Con todo, el autor reconoce que en términos económicos los dos territorios –el oeste y el este del viejo Turquestán– se han cambiado los papeles. Si en la época del desarrollismo industrial, el área soviética contó con un claro avance respecto a la retrasada Xinjiang, hoy los progresos tecnológicos chinos están haciendo de esa provincia un ‘hub’ en los proyectos de conexión de la Franja y la Ruta.  

El libro se preocupa de aclarar algunas interpretaciones que Khalid estima erróneas. Una es ver Asia Central como codiciada tanto por Rusia como por Inglaterra durante el Gran Juego que enfrentó a ambos imperios en el siglo XIX. Khalid precisa que los británicos solo tuvieron interés en mantener a los rusos a distancia, lejos de la capacidad real de invadir India, sin propiamente abrigar ambiciones territoriales en ese vasto espacio que servía de colchón.

Otro punto que revisa el autor es atribuir el cuarteamiento del contorno centroasiático en cinco repúblicas soviéticas a un deseo de Stalin de poder dominar mejor cualquier veleidad secesionista de un sujeto mayor. Khalid explica que la organización administrativa soviética establecida en las décadas de 1920 y 1930 en realidad buscó asentar la estructura del nuevo estado sobre los sistemas de control del espacio que se habían ido ya perfilando previamente. Habiéndose descartado que hubiera una República de Asia Central, las cinco repúblicas nacieron al mismo tiempo, unas con mayor rango y otras inicialmente como entidades autónomas dentro de otras, pero ya antes de la Segunda Guerra Mundial los lindes quedaron consolidados. Kazajistán al principio fue una república autónoma dentro de Rusia, atendiendo a que su mitad norte esteparia había sido repoblada con rusos (una dualidad que aún se mantiene), pero pronto caminó por separado. Aun teniendo el mismo origen histórico y étnico –mezclado con elementos persas en el caso de Tayikistán, cuyo idioma es el único sin raíz turca– cada cual ha derivado en una nación distintiva, de forma que, significativamente, cuando se disolvió la URSS nadie planteó fusionar todas o algunas de las repúblicas centroasiáticas.

Además de ofrecer una visión benévola sobre el efecto que el comunismo tuvo en el desarrollo de la identidad nacional de las repúblicas de Asia central (algo que otros expertos discuten), Khalid también subraya la positiva influencia que ha ejercido el Islam en la conformación de esas identidades (en esto hay más unanimidad). Desde luego la ha tenido como elemento de resistencia frente al riesgo de asimilación rusa, aun cuando la era soviética despojó a esos pueblos de la experiencia de una religiosidad pública.

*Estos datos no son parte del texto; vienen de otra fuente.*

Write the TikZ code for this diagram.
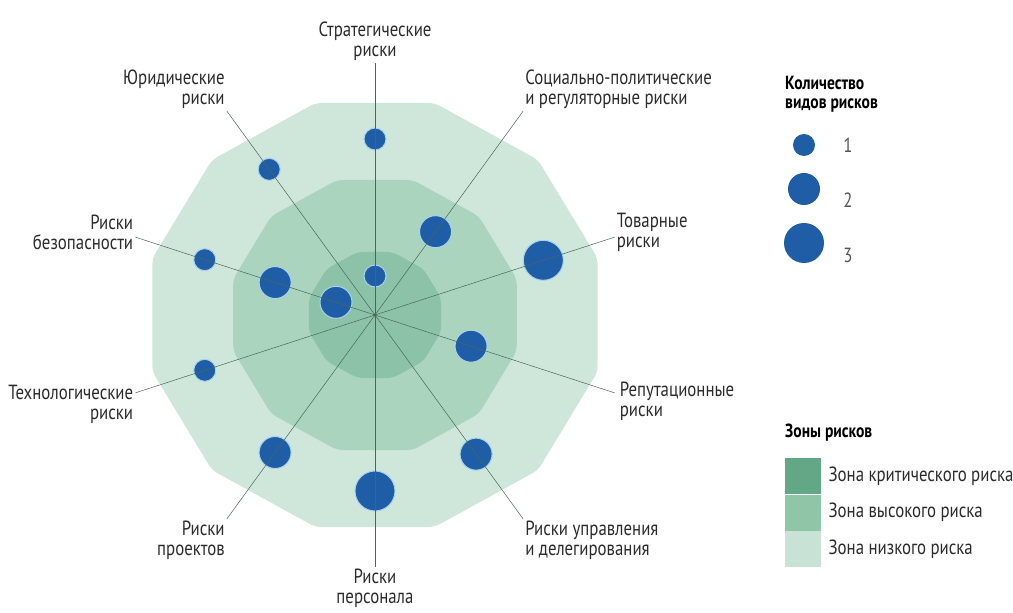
\documentclass[tikz,border=0pt]{standalone}
\usepackage{fontspec}
\setmainfont{PT Sans}[FakeStretch=0.82]
\usetikzlibrary{positioning}

\definecolor{zonelow}{HTML}{CFE7DA}
\definecolor{zonehigh}{HTML}{ABD4BF}
\definecolor{zonecrit}{HTML}{8CC3A8}
\definecolor{legcrit}{HTML}{62A886}
\definecolor{leghigh}{HTML}{8FC6A8}
\definecolor{leglow}{HTML}{C8E3D5}
\definecolor{riskblue}{HTML}{1F5EA6}
\definecolor{halo}{HTML}{A8D2EE}
\definecolor{spokegreen}{HTML}{4A6659}
\definecolor{textgray}{HTML}{2B2B2B}

\begin{document}
\begin{tikzpicture}[x=1pt, y=1pt,
    zone/.style={xscale=1.05, rounded corners=6pt},
    risk/.style={circle, fill=riskblue, draw=halo, line width=1pt, inner sep=0pt},
    risk1/.style={risk, minimum size=22pt},
    risk2/.style={risk, minimum size=32pt},
    risk3/.style={risk, minimum size=40pt},
    spoke/.style={draw=spokegreen, line width=0.5pt},
    riskname/.style={font=\fontsize{20.5}{20}\selectfont, text=textgray, inner sep=2pt},
    legtitle/.style={font=\fontsize{19}{19}\selectfont\bfseries, text=black, inner sep=0pt, align=left},
    swatch/.style={minimum width=36pt, minimum height=36pt, inner sep=0pt}
]
    \useasboundingbox (-375,-298) rectangle (638,315);

    \foreach \ap/\col in {212/zonelow, 135/zonehigh, 63/zonecrit}
        \fill[zone, \col] (15:{\ap/0.9659})
            \foreach \k in {1,...,11} { -- ({15+30*\k}:{\ap/0.9659}) } -- cycle;

    \coordinate (c) at (0,0);
    \foreach \a/\n in {90/strat, 54/soc, 18/tov, -18/rep, -54/upr,
                       -90/pers, -126/proj, -162/tech, 162/bez, 126/yur}
        \coordinate (\n) at (\a:252);

    \node[risk1] (d-strat-1) at (90:176) {};
    \node[risk1] (d-strat-3) at (90:39) {};
    \node[risk1] (d-yur-1) at (126:180) {};
    \node[risk2] (d-soc-2) at (54:103) {};
    \node[risk3] (d-tov-1) at (18:177) {};
    \node[risk2] (d-rep-2) at (-18:101) {};
    \node[risk2] (d-upr-1) at (-54:172) {};
    \node[risk3] (d-pers-1) at (-90:176) {};
    \node[risk2] (d-proj-1) at (-126:170) {};
    \node[risk1] (d-tech-1) at (-162:179) {};
    \node[risk1] (d-bez-1) at (162:179) {};
    \node[risk2] (d-bez-2) at (162:105) {};
    \node[risk2] (d-bez-3) at (162:41) {};

    \foreach \n in {strat, soc, tov, rep, upr, pers, proj, tech, bez, yur}
        \draw[spoke] (c) -- (\n);
    \fill[spokegreen] (c) circle (1.5pt);

    \node[riskname, anchor=south, align=center] at (strat) {Стратегические\\риски};
    \node[riskname, anchor=south west, align=left] at (soc) {Социально-политические\\и регуляторные риски};
    \node[riskname, anchor=west, align=left, yshift=5pt] at (tov) {Товарные\\риски};
    \node[riskname, anchor=west, align=left, xshift=3pt, yshift=-8pt] at (rep) {Репутационные\\риски};
    \node[riskname, anchor=north west, align=left] at (upr) {Риски управления\\и делегирования};
    \node[riskname, anchor=north, align=center] at (pers) {Риски\\персонала};
    \node[riskname, anchor=north east, align=right] at (proj) {Риски\\проектов};
    \node[riskname, anchor=east, align=right, yshift=-12pt] at (tech) {Технологические\\риски};
    \node[riskname, anchor=east, align=right, yshift=5pt] at (bez) {Риски\\безопасности};
    \node[riskname, anchor=south east, align=right] at (yur) {Юридические\\риски};

    \node[legtitle, anchor=north west] (legcount) at (410,239) {Количество\\видов рисков};
    \node[risk1, draw=none] (leg-1) at (429,170) {};
    \node[risk2, draw=none] (leg-2) at (429,126) {};
    \node[risk3, draw=none] (leg-3) at (429,72) {};
    \node[riskname, text=textgray!80] at (473,170) {1};
    \node[riskname, text=textgray!80] at (473,115) {2};
    \node[riskname, text=textgray!80] at (473,60) {3};

    \node[legtitle, anchor=west] (legzone) at (410,-118) {Зоны рисков};
    \node[swatch, fill=legcrit, anchor=north west] (sw-crit) at (410,-143) {};
    \node[swatch, fill=leghigh, below=0pt of sw-crit] (sw-high) {};
    \node[swatch, fill=leglow, below=0pt of sw-high] (sw-low) {};
    \node[riskname, right=5pt of sw-crit] {Зона критического риска};
    \node[riskname, right=5pt of sw-high] {Зона высокого риска};
    \node[riskname, right=5pt of sw-low] {Зона низкого риска};
\end{tikzpicture}
\end{document}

El autor destaca esa vivencia del Islam más cultural que ideológica como posible explicación de que no haya surgido un islamismo radical o una república islámica, a pesar de compartir fronteras en algunos casos con el Afganistán de los talibanes o el Irán de los ayatolás.

Aunque como compendio histórico de una región quizá personalmente desconocida por el lector las primeras páginas dedicadas a épocas alejadas en el tiempo pueden resultar arduas (y el libro no es corto: supera las quinientas páginas), la obra de Khalid cuenta con un inglés cuidado, de expresión elegante, que permite llegar con fluidez a los siglos más recientes. Su conocimiento directo de Asia Central –con experiencia de primera mano de muchos lugares, también de Xinjiang– y su perceptible ponderación de juicios ofrecen una historia actualizada de un área entre Rusia, China e India que en la mente de muchos sigue siendo algo indefinido.